Written task: Start at the line that contains "What seaborn and", stop at the line that contains "ax.spines[s].set_linewidth(1.0)", and repeat every line in that span, those two included, with no pictures.

Begin Provided information

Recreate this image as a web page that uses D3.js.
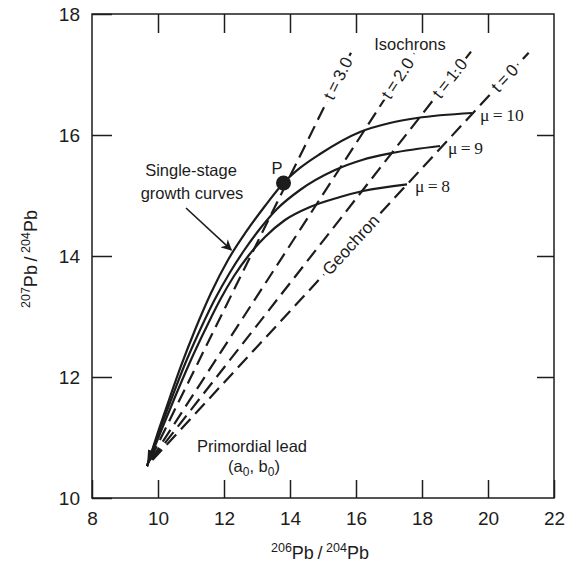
<!DOCTYPE html>
<html><head><meta charset="utf-8">
<script src="https://cdn.jsdelivr.net/npm/d3@7"></script>
<style>
body{margin:0;background:#fff;}
svg{display:block;font-family:"Liberation Sans",Arial,Helvetica,sans-serif;}
</style></head><body>
<svg id="chart" width="572" height="571"></svg>
<script>
// ---- data ----
const xTicks = [8, 10, 12, 14, 16, 18, 20, 22];
const yTicks = [10, 12, 14, 16, 18];
const primordial = [9.667, 10.529];
const mu10 = [[9.667,10.529],[10.0,11.091],[10.333,11.620],[10.697,12.182],[11.121,12.777],[11.606,13.388],[12.121,13.934],[12.667,14.397],[13.242,14.826],[13.803,15.207],[14.303,15.455],[14.909,15.686],[16.121,16.050],[17.030,16.198],[17.848,16.281],[19.515,16.364]];
const mu9  = [[9.667,10.529],[10.030,11.091],[10.394,11.620],[10.818,12.215],[11.273,12.777],[11.727,13.289],[12.152,13.702],[12.576,14.066],[13.061,14.430],[13.606,14.777],[14.303,15.091],[15.364,15.421],[16.182,15.587],[17.091,15.702],[18.545,15.818]];
const mu8  = [[9.667,10.529],[10.091,11.107],[10.515,11.669],[10.970,12.248],[11.424,12.777],[11.879,13.273],[12.303,13.669],[12.758,14.017],[13.242,14.314],[13.848,14.595],[14.606,14.810],[15.515,14.975],[16.212,15.074],[17.545,15.185]];
const muLabels = ["\u03bc\u2009=\u200910", "\u03bc\u2009=\u20099", "\u03bc\u2009=\u20098"];
const isoLabels = ["t\u2009=\u20090", "t\u2009=\u20091.0", "t\u2009=\u20092.0", "t\u2009=\u20093.0"];
const isoTops = [[21.233,17.361],[19.485,17.377],[17.767,17.350],[15.848,17.361]];
const pointP = [13.803, 15.207];
const arrowFrom = [10.848, 14.793];
const arrowTo = [12.22, 14.10];

// ---- chart ----
const svg = d3.select("#chart");
const ink = "#1c1c1c";
const x = d3.scaleLinear().domain([8, 22]).range([92, 554]);
const y = d3.scaleLinear().domain([10, 18]).range([498, 14]);

svg.append("defs").append("marker")
  .attr("id","ah").attr("viewBox","0 0 10 10").attr("refX",9).attr("refY",5)
  .attr("markerWidth",11).attr("markerHeight",11).attr("markerUnits","userSpaceOnUse")
  .attr("orient","auto")
  .append("path").attr("d","M0,0 L10,5 L0,10 L3,5 Z").attr("fill",ink);

// frame
svg.append("rect").attr("x",x(8)).attr("y",y(18)).attr("width",x(22)-x(8)).attr("height",y(10)-y(18))
  .attr("fill","none").attr("stroke",ink).attr("stroke-width",1.5);

function styleAxis(g){
  g.select(".domain").remove();
  g.selectAll(".tick line").attr("stroke",ink).attr("stroke-width",1.5);
  g.selectAll(".tick text").attr("fill",ink).style("font-size","19px").style("font-family",'"Liberation Sans",Arial,sans-serif');
}
svg.append("g").attr("transform",`translate(0,${y(10)})`)
  .call(d3.axisBottom(x).tickValues(xTicks).tickSize(-18).tickPadding(14).tickFormat(d3.format("d"))).call(styleAxis);
svg.append("g").attr("transform",`translate(${x(8)},0)`)
  .call(d3.axisLeft(y).tickValues(yTicks).tickSize(-20).tickPadding(12).tickFormat(d3.format("d"))).call(styleAxis);
svg.append("g").attr("transform",`translate(0,${y(18)})`)
  .call(d3.axisTop(x).tickValues(xTicks.slice(1,-1)).tickSize(-19).tickFormat("")).call(styleAxis);
svg.append("g").attr("transform",`translate(${x(22)},0)`)
  .call(d3.axisRight(y).tickValues(yTicks.slice(1,-1)).tickSize(-17).tickFormat("")).call(styleAxis);

// isochrons (dashed)
const P0 = [x(primordial[0]), y(primordial[1])];
isoTops.forEach(t => {
  svg.append("line").attr("x1",P0[0]).attr("y1",P0[1]).attr("x2",x(t[0])).attr("y2",y(t[1]))
    .attr("stroke",ink).attr("stroke-width",2.2).attr("stroke-dasharray","14,7").attr("stroke-dashoffset",-8);
});

// growth curves
const line = d3.line().x(d=>x(d[0])).y(d=>y(d[1])).curve(d3.curveMonotoneX);
[mu10, mu9, mu8].forEach(c => {
  svg.append("path").attr("d",line(c)).attr("fill","none").attr("stroke",ink).attr("stroke-width",2.2);
});

// tip arrowhead at primordial lead
(function(){
  const a = [x(mu9[1][0]), y(mu9[1][1])];
  const dx = P0[0]-a[0], dy = P0[1]-a[1], L = Math.hypot(dx,dy);
  const ux = dx/L, uy = dy/L, nx = -uy, ny = ux;
  const len = 16, w = 4.5;
  const bx = P0[0]-ux*len, by = P0[1]-uy*len;
  svg.append("path").attr("d",`M${P0[0]},${P0[1]} L${bx+nx*w},${by+ny*w} L${bx-nx*w},${by-ny*w} Z`).attr("fill",ink);
})();

// mu labels
[mu10, mu9, mu8].forEach((c,i) => {
  const e = c[c.length-1];
  svg.append("text").attr("x",x(e[0])+8).attr("y",y(e[1])+8)
    .style("font-family",'"Liberation Serif","Times New Roman",serif').style("font-size","17.5px")
    .attr("fill",ink).text(muLabels[i]);
});

// isochron labels along lines
function onLine(top, py){
  const B = [x(top[0]), y(top[1])];
  const f = (P0[1]-py)/(P0[1]-B[1]);
  const px = P0[0] + f*(B[0]-P0[0]);
  const ang = Math.atan2(B[1]-P0[1], B[0]-P0[0])*180/Math.PI;
  return [px, py, ang];
}
function haloText(px, py, ang, str, size){
  svg.append("text").attr("transform",`translate(${px},${py}) rotate(${ang})`)
    .attr("text-anchor","middle").attr("dominant-baseline","central")
    .style("font-size",size+"px").attr("fill",ink)
    .attr("stroke","#fff").attr("stroke-width",7).attr("stroke-linejoin","round")
    .style("paint-order","stroke").text(str);
}
isoTops.forEach((t,i) => {
  const [px,py,ang] = onLine(t, 78.5);
  haloText(px, py, ang, isoLabels[i], 17);
});
{ const [px,py,ang] = onLine(isoTops[0], 245); haloText(px, py, ang, "Geochron", 17); }

// texts
const ann = svg.append("g").style("font-size","16.5px").attr("fill",ink).attr("text-anchor","middle");
ann.append("text").attr("x",410).attr("y",50).text("Isochrons");
ann.append("text").attr("x",191).attr("y",176).text("Single-stage");
ann.append("text").attr("x",192).attr("y",199).text("growth curves");
ann.append("text").attr("x",277).attr("y",174).text("P");
ann.append("text").attr("x",252).attr("y",452).text("Primordial lead");
const ab = ann.append("text").attr("x",254).attr("y",472);
ab.append("tspan").text("(a");
ab.append("tspan").attr("dy",4).style("font-size","12px").text("0");
ab.append("tspan").attr("dy",-4).text(", b");
ab.append("tspan").attr("dy",4).style("font-size","12px").text("0");
ab.append("tspan").attr("dy",-4).text(")");

// arrow to growth curves
svg.append("line").attr("x1",x(arrowFrom[0])).attr("y1",y(arrowFrom[1]))
  .attr("x2",x(arrowTo[0])).attr("y2",y(arrowTo[1]))
  .attr("stroke",ink).attr("stroke-width",1.6).attr("marker-end","url(#ah)");

// point P
svg.append("circle").attr("cx",x(pointP[0])).attr("cy",y(pointP[1])).attr("r",7.5).attr("fill",ink);

// axis titles
const xt = svg.append("text").attr("x",320).attr("y",559).attr("text-anchor","middle").attr("fill",ink);
xt.append("tspan").attr("dy",-7).style("font-size","12.5px").text("206");
xt.append("tspan").attr("dy",7).style("font-size","18px").text("Pb\u2009/\u2009");
xt.append("tspan").attr("dy",-7).style("font-size","12.5px").text("204");
xt.append("tspan").attr("dy",7).style("font-size","18px").text("Pb");
const yt = svg.append("text").attr("transform","translate(37,259) rotate(-90)").attr("text-anchor","middle").attr("fill",ink);
yt.append("tspan").attr("dy",-7).style("font-size","12.5px").text("207");
yt.append("tspan").attr("dy",7).style("font-size","18px").text("Pb\u2009/\u2009");
yt.append("tspan").attr("dy",-7).style("font-size","12.5px").text("204");
yt.append("tspan").attr("dy",7).style("font-size","18px").text("Pb");
</script>
</body></html>
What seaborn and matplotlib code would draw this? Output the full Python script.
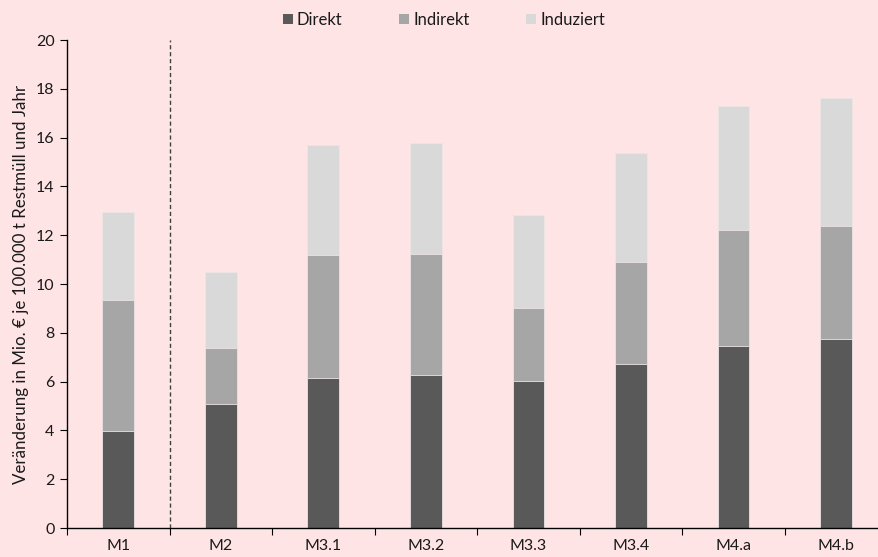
import matplotlib
matplotlib.use("Agg")
import matplotlib.pyplot as plt
from matplotlib.patches import Patch
from matplotlib.ticker import FixedLocator
import seaborn as sns
import numpy as np
import pandas as pd

categories = ["M1", "M2", "M3.1", "M3.2", "M3.3", "M3.4", "M4.a", "M4.b"]
direkt = [3.97, 5.08, 6.15, 6.27, 6.02, 6.72, 7.46, 7.75]
indirekt = [5.37, 2.30, 5.04, 4.96, 3.00, 4.18, 4.75, 4.63]
induziert = [3.61, 3.12, 4.51, 4.55, 3.81, 4.47, 5.09, 5.24]
series_names = ["Direkt", "Indirekt", "Induziert"]
colors = ["#595959", "#A6A6A6", "#D9D9D9"]
y_ticks = [0, 2, 4, 6, 8, 10, 12, 14, 16, 18, 20]
y_label = "Veränderung in Mio. € je 100.000 t Restmüll und Jahr"

bg = "#FFE4E6"
sns.set_theme(style="white")
plt.rcParams["font.family"] = ["Lato", "DejaVu Sans"]

df = pd.DataFrame({"cat": categories, "d": direkt, "i": indirekt, "u": induziert})
df["di"] = df["d"] + df["i"]
df["tot"] = df["di"] + df["u"]

fig = plt.figure(figsize=(8.79, 5.57), dpi=100, facecolor=bg)
ax = fig.add_axes([0.0762, 0.052, 0.924, 0.876])
ax.set_facecolor(bg)

w = 0.31
edge = dict(edgecolor="#EDE4E4", linewidth=0.6)
sns.barplot(data=df, x="cat", y="tot", color=colors[2], width=w, ax=ax, saturation=1, **edge)
sns.barplot(data=df, x="cat", y="di", color=colors[1], width=w, ax=ax, saturation=1, **edge)
sns.barplot(data=df, x="cat", y="d", color=colors[0], width=w, ax=ax, saturation=1, **edge)

ax.plot([0.5, 0.5], [0, 20], linestyle=(0, (3, 2)), color="#404040", lw=1.0, zorder=5)

ax.set_xlim(-0.5, 7.42)
ax.set_ylim(0, 20)
ax.set_yticks(y_ticks)
ax.set_xlabel("")
ax.set_ylabel(y_label, fontsize=12.2, color="#1a1a1a", labelpad=5)

for s in ["top", "right"]:
    ax.spines[s].set_visible(False)
for s in ["left", "bottom"]:
    ax.spines[s].set_color("black")
    ax.spines[s].set_linewidth(1.0)

ax.tick_params(axis="y", which="major", direction="out", length=5, width=0.8,
               color="black", labelsize=11.5, labelcolor="#1a1a1a", left=True, pad=4)
ax.tick_params(axis="x", which="major", length=0, labelsize=11.5, labelcolor="#1a1a1a", pad=8)
ax.xaxis.set_minor_locator(FixedLocator(np.arange(-0.5, 7.6, 1.0)))
ax.tick_params(axis="x", which="minor", direction="out", length=5, width=0.8,
               color="black", bottom=True)
ax.grid(False)

handles = [Patch(facecolor=c, edgecolor="none", label=n) for c, n in zip(colors, series_names)]
fig.legend(handles=handles, loc="center", bbox_to_anchor=(0.505, 0.964), ncol=3,
           frameon=False, fontsize=12, handlelength=0.6, handleheight=0.6,
           handletextpad=0.25, columnspacing=3.4, labelcolor="#1a1a1a")

fig.savefig("out.png", dpi=100, facecolor=bg)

End Provided information

Full response:
What seaborn and matplotlib code would draw this? Output the full Python script.
import matplotlib
matplotlib.use("Agg")
import matplotlib.pyplot as plt
from matplotlib.patches import Patch
from matplotlib.ticker import FixedLocator
import seaborn as sns
import numpy as np
import pandas as pd

categories = ["M1", "M2", "M3.1", "M3.2", "M3.3", "M3.4", "M4.a", "M4.b"]
direkt = [3.97, 5.08, 6.15, 6.27, 6.02, 6.72, 7.46, 7.75]
indirekt = [5.37, 2.30, 5.04, 4.96, 3.00, 4.18, 4.75, 4.63]
induziert = [3.61, 3.12, 4.51, 4.55, 3.81, 4.47, 5.09, 5.24]
series_names = ["Direkt", "Indirekt", "Induziert"]
colors = ["#595959", "#A6A6A6", "#D9D9D9"]
y_ticks = [0, 2, 4, 6, 8, 10, 12, 14, 16, 18, 20]
y_label = "Veränderung in Mio. € je 100.000 t Restmüll und Jahr"

bg = "#FFE4E6"
sns.set_theme(style="white")
plt.rcParams["font.family"] = ["Lato", "DejaVu Sans"]

df = pd.DataFrame({"cat": categories, "d": direkt, "i": indirekt, "u": induziert})
df["di"] = df["d"] + df["i"]
df["tot"] = df["di"] + df["u"]

fig = plt.figure(figsize=(8.79, 5.57), dpi=100, facecolor=bg)
ax = fig.add_axes([0.0762, 0.052, 0.924, 0.876])
ax.set_facecolor(bg)

w = 0.31
edge = dict(edgecolor="#EDE4E4", linewidth=0.6)
sns.barplot(data=df, x="cat", y="tot", color=colors[2], width=w, ax=ax, saturation=1, **edge)
sns.barplot(data=df, x="cat", y="di", color=colors[1], width=w, ax=ax, saturation=1, **edge)
sns.barplot(data=df, x="cat", y="d", color=colors[0], width=w, ax=ax, saturation=1, **edge)

ax.plot([0.5, 0.5], [0, 20], linestyle=(0, (3, 2)), color="#404040", lw=1.0, zorder=5)

ax.set_xlim(-0.5, 7.42)
ax.set_ylim(0, 20)
ax.set_yticks(y_ticks)
ax.set_xlabel("")
ax.set_ylabel(y_label, fontsize=12.2, color="#1a1a1a", labelpad=5)

for s in ["top", "right"]:
    ax.spines[s].set_visible(False)
for s in ["left", "bottom"]:
    ax.spines[s].set_color("black")
    ax.spines[s].set_linewidth(1.0)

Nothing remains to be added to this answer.